Non moins touché, Michaël Sanlaville, qui avec Balak et Bastien Vivès a imaginé le manga à la française Lastman ne dit pas autre chose: «C’est un jour étonnant pour moi aujourd’hui. Akira Toriyama n’était pas un proche et pourtant son décès me bouleverse. Il a été un tel pionnier dans une culture qui dépasse les frontières. Un mentor s’est éteint aujourd’hui. J’ai appris à dessiner avec lui, les poses d’action, les mains, tout un tas de détails qui sont précieux aujourd’hui. L’univers fabuleux de dragon Ball, sa richesse, sa subtilité a donné envie à toute une génération d’auteurs de se lancer. Pour moi ça a été un détonateur. Je lui dois les basiques du dessin. Collégien, je recopiais les cases de Dragon Ball de façon obsessionnelle». Comme Sylvain Ferret, l’auteur de Banana Sioule, autre série reprenant les codes du shônen, se rappelle ses premières grandes exaltations de lecture ainsi que l’apport de valeurs fortes : «C’est la première fois que je suis transporté, enfant, par un récit dessiné au-delà du raisonnable. Ces personnages qui expriment leur colère à travers toute cette mise en image de l’énergie, telles des boules de feu, cette rage qui s’exprime sur une esthétique qui sort des cases, pour beaucoup d’enfants de ma génération c’était un vrai exutoire. Après une semaine un peu difficile passée au collège, on lisait Dragon Ball et on avait l’impression de se défouler.»

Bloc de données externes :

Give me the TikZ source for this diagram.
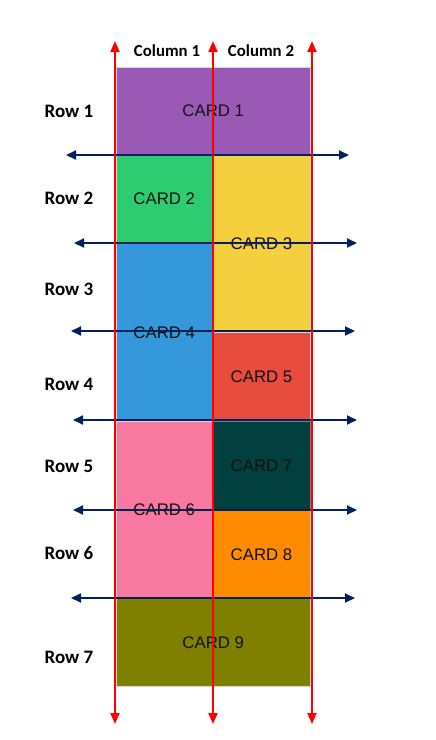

Des hommages qui s’ajoutent à celui de la ministre de la Culture, Rachida Dati. « Pour des millions de lecteurs qui suivaient avec passion les aventures de Son Goku, Tortue Géniale et Son Gohan et qui rêvaient parfois eux-mêmes de devenir des Super Saiyan, il était une immense référence de l’art du manga», a-t-elle souligné dans un communiqué.